That head-splitting migraine attack that knocks you off your feet may also put you at risk of permanent changes in the brain, an analysis of 19 studies said.

The potential for increased abnormalities in the signal-carrying white matter of the brain appears strongest among those who suffer headache warning symptoms, such as flashes of light, blind spots and tingling, said the analysis published online in the journal Neurology. Those "migraine with aura" sufferers were about 1.7 times as likely to have such anomalies than were the non-migraine population, the analysis found.

But the significance of these white-matter blips and other tissue changes remains elusive, and there is some question about whether the variances mark a migraine-prone brain or the ravages of the attacks, researchers said. Migraine headaches affect about 10 percent-15 percent of the population, and about a third of those experience aura symptoms, the study said.

Fast care doesn't lower heart deaths

One of the most successful efforts in modern medicine, cutting the time it takes to treat heart-attack patients after they arrive at a hospital, has failed to deliver on its most highly anticipated benefit: saving lives.

A study of 96,738 patients experiencing a massive heart attack showed time to treatment was reduced 20 percent to 67 minutes from 2005 to 2009 because of improved coordination among hospital units and emergency workers.

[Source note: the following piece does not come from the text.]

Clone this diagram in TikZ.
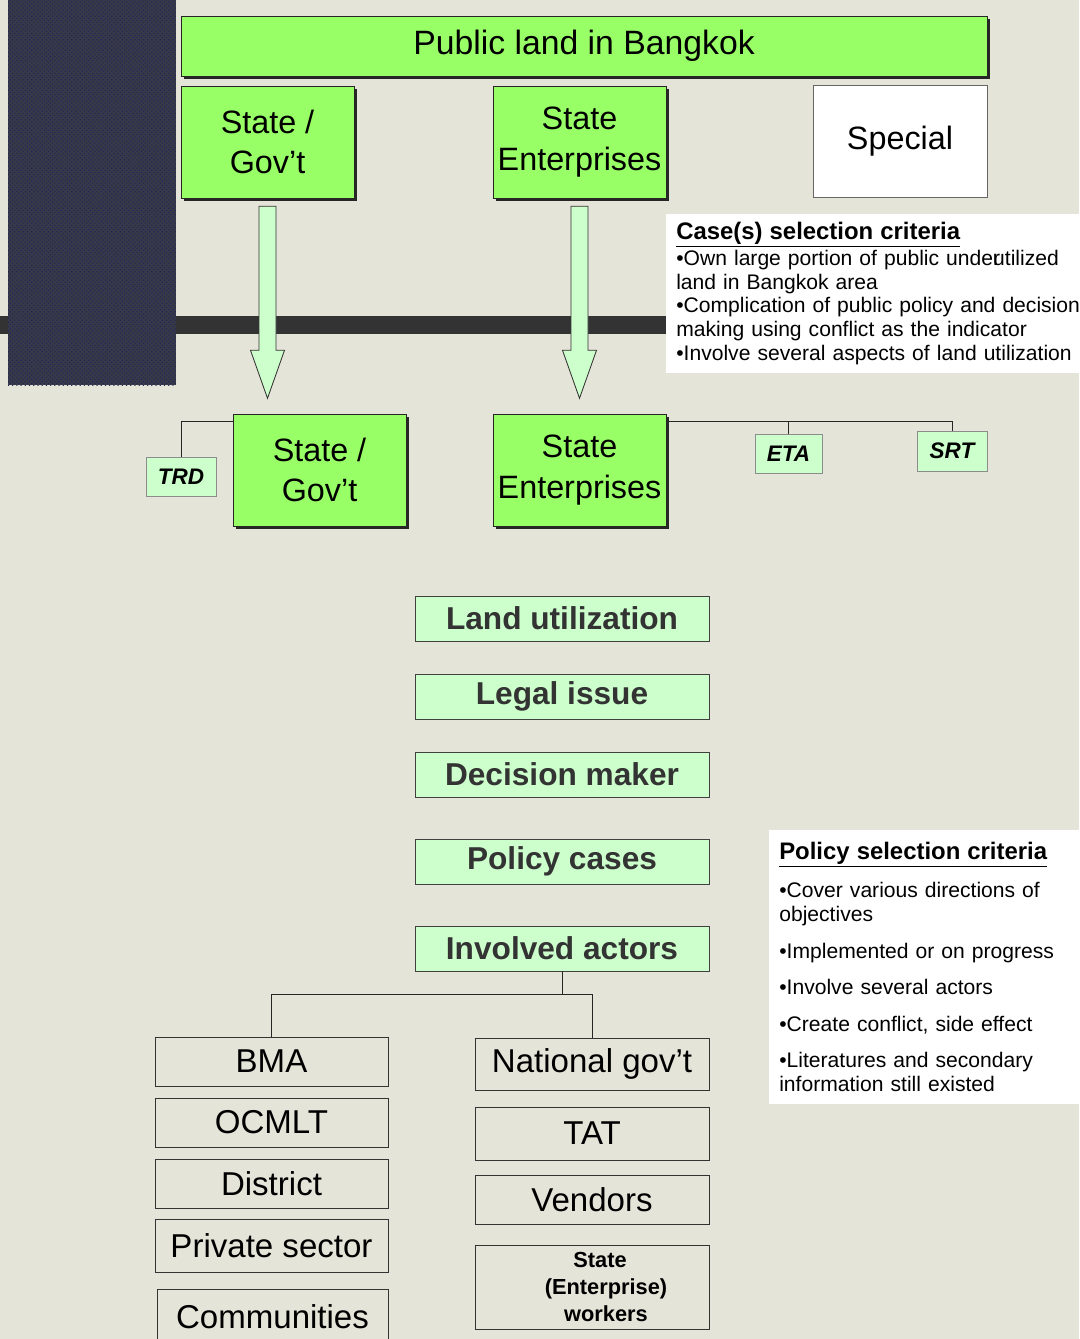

Still, about 5 percent of patients died in the hospital in 2009, almost the same as four years earlier when care was slower, said research in the New England Journal of Medicine. The findings suggest additional efforts to treat patients faster once they reach the hospital could be in vain and may lead to errors in care, said Daniel Menees, an interventional cardiologist at the University of Michigan Medical School. Instead, public efforts should focus on other approaches, including teaching patients to recognize symptoms and encouraging them to reach out for help more quickly.

Is baby genome testing worth it?

For thousands of newborns born around Boston; San Francisco; Kansas City, Missouri; and North Carolina over the next several years, a full genomic sequencing may be among the medical tests conducted in the first days of baby's life.

The procedure is anything but routine. But $20 million in grants announced by the National Institutes of Health will help decide whether such genomic analysis should be among the routine screenings conducted on all newborns.

Researchers aim to sequence the babies' entire genomes in as few as 50 hours-turnaround time on a par with pinprick blood tests now routinely conducted to detect metabolic disorders such as phenylketonuria, blood disorders such as sickle cell anemia, endocrine disorders such as hypothyroidism or inherited diseases such as cystic fibrosis.